La Corte d'appello nulla ha detto in punto di indagini tributarie o altra istruttoria sui redditi dei coniugi, ma, esaminata la documentazione in atti, ha rilevato che, ai fini della componente assistenziale dell'assegno divorzile, non fosse dimostrata la mancanza in capo al richiedente di redditi adeguati, risultando lo stesso percettore di due pensioni di invalidità; inoltre, neppure risultava una sperequazione delle posizioni economiche dei due coniugi.
Il ricorrente, non cogliendo la ratio decidendi, si limita ad invocare risultanze documentali che dimostrerebbero come la B. abbia cercato, in relazione ad immobili acquisiti per eredità materna, di "occultare la propria capacità economica", indicando il contenuto parziale di alcuni documenti (pignoramento), precisando di averli depositati alla prima udienza d'appello ma non indicando espressamente che siano decisivi in ordine al riconoscimento dell'assegno divorzile.
Ora, come già chiarito da questa Corte (Cass. n. 23675 del 2013; Cass. n. 15430 del 2018; Cass. n. 20694 del 2018) "qualora con il ricorso per cassazione siano prospettate questioni di cui non vi sia cenno nella sentenza impugnata, è onere della parte ricorrente, al fine di evitarne una statuizione di inammissibilità per novità della censura, non solo di allegare l'avvenuta loro deduzione innanzi al giudice di merito, ma anche, in ossequio al principio di autosufficienza del ricorso stesso, di indicare in quale specifico atto del giudizio precedente lo abbia fatto, onde dar modo alla Suprema Corte di controllare "ex actis" la veridicità di tale asserzione prima di esaminare il merito della suddetta questione".
Inoltre, il ricorso è carente proprio sotto il profilo dei presupposti dell'assegno divorzile richiesto, che ha una componente non solo assistenziale ma anche perequativo-compensativa, alla luce di quanto da ultimo chiarito dalle Sezioni Unite con la recente sentenza n. 18287 del 2018. Invero, nulla si dice sul contributo familiare del marito, sulla durata e sul matrimonio, mentre la sproporzione reddituale non è sufficiente, da sola, ai fini del riconoscimento dell'assegno L. n. 798 del 1970, ex art. 5, occorrendo che essa sia dipesa dal contributo familiare dato dal coniuge richiedente.
4. Il terzo motivo è inammissibile per assoluta genericità ed inconferenza.
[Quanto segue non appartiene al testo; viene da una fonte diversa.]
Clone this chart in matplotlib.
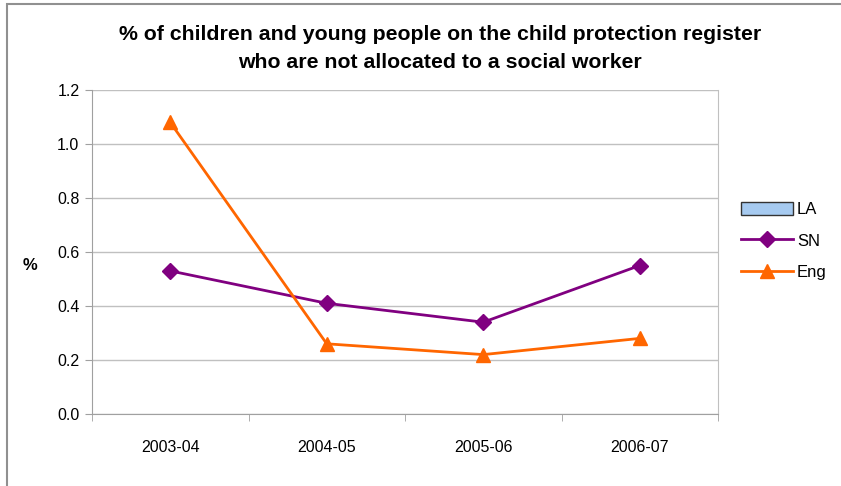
import numpy as np
import matplotlib.pyplot as plt
from matplotlib.patches import Rectangle

plt.rcParams['font.family'] = ['Liberation Sans', 'DejaVu Sans']

years = ['2003-04', '2004-05', '2005-06', '2006-07']
la = [np.nan, np.nan, np.nan, np.nan]
sn = [0.53, 0.41, 0.34, 0.55]
eng = [1.08, 0.26, 0.22, 0.28]
yticks = [0.0, 0.2, 0.4, 0.6, 0.8, 1.0, 1.2]

fig = plt.figure(figsize=(8.41, 4.86), dpi=100)
ax = fig.add_axes([92/841, 1 - 414/486, (718-92)/841, (414-90)/486])

x = np.arange(len(years))
h_la = ax.bar(x, la, color='#a6caf0', edgecolor='#333333', label='LA')
h_sn, = ax.plot(x, sn, color='#800080', lw=2, marker='D', ms=8, label='SN')
h_eng, = ax.plot(x, eng, color='#ff6600', lw=2, marker='^', ms=10, label='Eng')

ax.set_xlim(-0.5, len(years) - 0.5)
ax.set_ylim(0, 1.2)
ax.set_yticks(yticks)
ax.set_yticklabels([f'{v:.1f}' for v in yticks], fontsize=11.5)
ax.set_xticks(x)
ax.set_xticklabels(years, fontsize=11.5)
ax.set_xticks(np.arange(len(years) + 1) - 0.5, minor=True)
ax.tick_params(axis='x', which='major', length=0, pad=19)
ax.tick_params(axis='x', which='minor', length=5, color='#a0a0a0')
ax.tick_params(axis='y', length=5, color='#a0a0a0', pad=4)
ax.grid(axis='y', color='#c0c0c0', lw=1)
ax.set_axisbelow(True)
ax.spines['top'].set_visible(False)
ax.spines['right'].set_color('#c0c0c0')
ax.spines['left'].set_color('#a0a0a0')
ax.spines['bottom'].set_color('#a0a0a0')

fig.text(30/841, 1 - 266/486, '%', ha='center', va='center', fontsize=12, fontweight='bold')
fig.text(440/841, 1 - 35/486, '% of children and young people on the child protection register',
         ha='center', va='center', fontsize=15.3, fontweight='bold')
fig.text(440/841, 1 - 62/486, 'who are not allocated to a social worker',
         ha='center', va='center', fontsize=15.3, fontweight='bold')

ax.legend([h_la, h_sn, h_eng], ['LA', 'SN', 'Eng'],
          loc='center left', bbox_to_anchor=(741/841, 1 - 241/486), bbox_transform=fig.transFigure,
          frameon=False, fontsize=12, handlelength=3.1, handleheight=0.85, labelspacing=0.95,
          handletextpad=0.25, borderpad=0, borderaxespad=0)

fig.patches.append(Rectangle((7/841, -0.1), 1.2, 1 - 4/486 + 0.1, transform=fig.transFigure,
                             fill=False, edgecolor='#909090', lw=1.5))

fig.savefig('out.png', dpi=100)
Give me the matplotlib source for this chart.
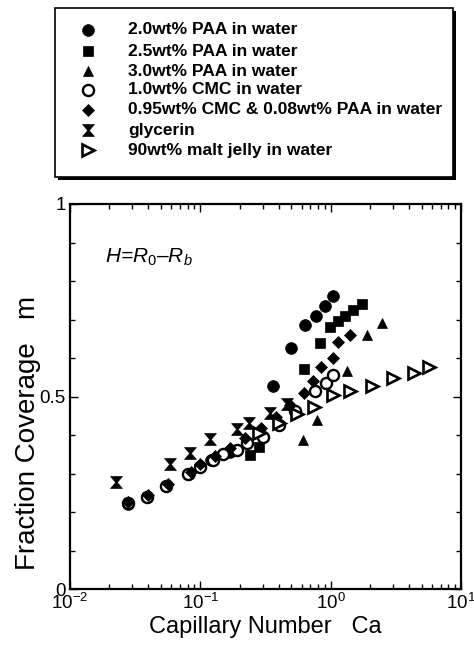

Il vizio motivazionale è invero inammissibile, alla luce della nuova formulazione dell'art. 360 c.p.c., n. 5, essendo deducibile come vizio della sentenza soltanto la totale omissione dell'esame di un fatto decisivo e non più l'insufficienza o la contraddittorietà della motivazione (Cass. Sez. U., 07/04/2014, nn. 8053 e 8054).
5. Per tutto quanto sopra esposto, va dichiarato inammissibile il ricorso. Le spese, liquidate come in dispositivo, seguono la soccombenza.
P.Q.M.
La Corte dichiara inammissibile il ricorso; condanna il ricorrente, al pagamento delle spese processuali del presente giudizio di legittimità, liquidate in complessivi Euro 2.500,00, a titolo di compensi, oltre 100,00 per esborsi, nonchè al rimborso forfetario delle spese generali nella misura del 15/0 ed agli accessori di legge.
Ai sensi del D.P.R. n. 115 del 2002, art. 13, comma 1-quater, dà atto della sussistenza dei presupposti processuali per il versamento, da parte dei ricorrente, di un ulteriore importo a titolo di contributo unificato, par a quello previsto per il ricorso per cassazione, a norma dello stesso art. 13, comma 1-bis, ove dovuto.
Dispone che, ai sensi del D.Lgs. n. 198 del 2003, art. 52, siano omessi le generalità e gli altri dati identificativi, in caso di diffusione del presente provvedimento.
Così deciso in Roma, nella Camera di consiglio, il 15 febbraio 2022.